What is required ▸ All of the material below is to be returned exactly.

Dataset excerpt ▸
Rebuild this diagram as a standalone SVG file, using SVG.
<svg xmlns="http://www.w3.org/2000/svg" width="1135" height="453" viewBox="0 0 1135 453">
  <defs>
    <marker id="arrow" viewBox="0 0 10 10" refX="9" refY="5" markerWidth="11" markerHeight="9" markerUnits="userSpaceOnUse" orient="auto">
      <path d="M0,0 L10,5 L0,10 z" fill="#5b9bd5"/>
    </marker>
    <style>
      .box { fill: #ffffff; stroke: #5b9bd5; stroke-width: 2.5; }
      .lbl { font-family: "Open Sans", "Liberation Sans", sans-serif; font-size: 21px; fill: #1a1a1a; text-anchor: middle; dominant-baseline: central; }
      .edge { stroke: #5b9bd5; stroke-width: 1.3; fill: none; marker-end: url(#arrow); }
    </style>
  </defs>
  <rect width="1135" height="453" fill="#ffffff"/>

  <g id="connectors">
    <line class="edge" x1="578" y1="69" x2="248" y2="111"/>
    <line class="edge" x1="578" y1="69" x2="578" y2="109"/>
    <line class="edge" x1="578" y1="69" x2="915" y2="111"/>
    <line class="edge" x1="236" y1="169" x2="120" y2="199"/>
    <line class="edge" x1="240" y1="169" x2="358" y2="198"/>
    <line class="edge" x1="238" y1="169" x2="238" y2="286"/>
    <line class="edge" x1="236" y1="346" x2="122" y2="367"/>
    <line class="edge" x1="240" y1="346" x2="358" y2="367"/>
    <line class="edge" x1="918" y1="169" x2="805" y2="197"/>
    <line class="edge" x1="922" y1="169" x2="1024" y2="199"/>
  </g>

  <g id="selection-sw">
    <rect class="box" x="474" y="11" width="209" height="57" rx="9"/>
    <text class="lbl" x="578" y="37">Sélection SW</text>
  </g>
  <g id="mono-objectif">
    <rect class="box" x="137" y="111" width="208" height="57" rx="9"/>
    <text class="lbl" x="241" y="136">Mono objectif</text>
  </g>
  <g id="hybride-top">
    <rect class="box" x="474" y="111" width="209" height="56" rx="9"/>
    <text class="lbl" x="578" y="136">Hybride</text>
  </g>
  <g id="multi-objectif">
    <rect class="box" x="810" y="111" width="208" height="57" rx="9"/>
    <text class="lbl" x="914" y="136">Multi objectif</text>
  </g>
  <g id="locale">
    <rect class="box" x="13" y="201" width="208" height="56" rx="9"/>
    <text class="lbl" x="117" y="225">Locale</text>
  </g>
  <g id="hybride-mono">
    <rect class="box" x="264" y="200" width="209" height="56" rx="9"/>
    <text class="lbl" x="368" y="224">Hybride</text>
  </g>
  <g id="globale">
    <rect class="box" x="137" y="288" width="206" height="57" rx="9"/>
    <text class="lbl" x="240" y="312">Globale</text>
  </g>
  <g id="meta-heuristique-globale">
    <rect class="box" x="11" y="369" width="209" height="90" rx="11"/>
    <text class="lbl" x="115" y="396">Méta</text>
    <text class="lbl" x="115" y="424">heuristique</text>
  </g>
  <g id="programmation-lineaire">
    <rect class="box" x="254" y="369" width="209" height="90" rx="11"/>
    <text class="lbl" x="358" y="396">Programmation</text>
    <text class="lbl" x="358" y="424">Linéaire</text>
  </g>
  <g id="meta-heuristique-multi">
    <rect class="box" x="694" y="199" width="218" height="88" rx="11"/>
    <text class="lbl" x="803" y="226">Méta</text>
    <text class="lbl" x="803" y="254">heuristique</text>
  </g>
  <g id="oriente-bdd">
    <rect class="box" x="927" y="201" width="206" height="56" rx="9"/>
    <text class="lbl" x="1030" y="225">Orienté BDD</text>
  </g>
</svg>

Exercise response ▸
Rebuild this diagram as a standalone SVG file, using SVG.
<svg xmlns="http://www.w3.org/2000/svg" width="1135" height="453" viewBox="0 0 1135 453">
  <defs>
    <marker id="arrow" viewBox="0 0 10 10" refX="9" refY="5" markerWidth="11" markerHeight="9" markerUnits="userSpaceOnUse" orient="auto">
      <path d="M0,0 L10,5 L0,10 z" fill="#5b9bd5"/>
    </marker>
    <style>
      .box { fill: #ffffff; stroke: #5b9bd5; stroke-width: 2.5; }
      .lbl { font-family: "Open Sans", "Liberation Sans", sans-serif; font-size: 21px; fill: #1a1a1a; text-anchor: middle; dominant-baseline: central; }
      .edge { stroke: #5b9bd5; stroke-width: 1.3; fill: none; marker-end: url(#arrow); }
    </style>
  </defs>
  <rect width="1135" height="453" fill="#ffffff"/>

  <g id="connectors">
    <line class="edge" x1="578" y1="69" x2="248" y2="111"/>
    <line class="edge" x1="578" y1="69" x2="578" y2="109"/>
    <line class="edge" x1="578" y1="69" x2="915" y2="111"/>
    <line class="edge" x1="236" y1="169" x2="120" y2="199"/>
    <line class="edge" x1="240" y1="169" x2="358" y2="198"/>
    <line class="edge" x1="238" y1="169" x2="238" y2="286"/>
    <line class="edge" x1="236" y1="346" x2="122" y2="367"/>
    <line class="edge" x1="240" y1="346" x2="358" y2="367"/>
    <line class="edge" x1="918" y1="169" x2="805" y2="197"/>
    <line class="edge" x1="922" y1="169" x2="1024" y2="199"/>
  </g>

  <g id="selection-sw">
    <rect class="box" x="474" y="11" width="209" height="57" rx="9"/>
    <text class="lbl" x="578" y="37">Sélection SW</text>
  </g>
  <g id="mono-objectif">
    <rect class="box" x="137" y="111" width="208" height="57" rx="9"/>
    <text class="lbl" x="241" y="136">Mono objectif</text>
  </g>
  <g id="hybride-top">
    <rect class="box" x="474" y="111" width="209" height="56" rx="9"/>
    <text class="lbl" x="578" y="136">Hybride</text>
  </g>
  <g id="multi-objectif">
    <rect class="box" x="810" y="111" width="208" height="57" rx="9"/>
    <text class="lbl" x="914" y="136">Multi objectif</text>
  </g>
  <g id="locale">
    <rect class="box" x="13" y="201" width="208" height="56" rx="9"/>
    <text class="lbl" x="117" y="225">Locale</text>
  </g>
  <g id="hybride-mono">
    <rect class="box" x="264" y="200" width="209" height="56" rx="9"/>
    <text class="lbl" x="368" y="224">Hybride</text>
  </g>
  <g id="globale">
    <rect class="box" x="137" y="288" width="206" height="57" rx="9"/>
    <text class="lbl" x="240" y="312">Globale</text>
  </g>
  <g id="meta-heuristique-globale">
    <rect class="box" x="11" y="369" width="209" height="90" rx="11"/>
    <text class="lbl" x="115" y="396">Méta</text>
    <text class="lbl" x="115" y="424">heuristique</text>
  </g>
  <g id="programmation-lineaire">
    <rect class="box" x="254" y="369" width="209" height="90" rx="11"/>
    <text class="lbl" x="358" y="396">Programmation</text>
    <text class="lbl" x="358" y="424">Linéaire</text>
  </g>
  <g id="meta-heuristique-multi">
    <rect class="box" x="694" y="199" width="218" height="88" rx="11"/>
    <text class="lbl" x="803" y="226">Méta</text>
    <text class="lbl" x="803" y="254">heuristique</text>
  </g>
  <g id="oriente-bdd">
    <rect class="box" x="927" y="201" width="206" height="56" rx="9"/>
    <text class="lbl" x="1030" y="225">Orienté BDD</text>
  </g>
</svg>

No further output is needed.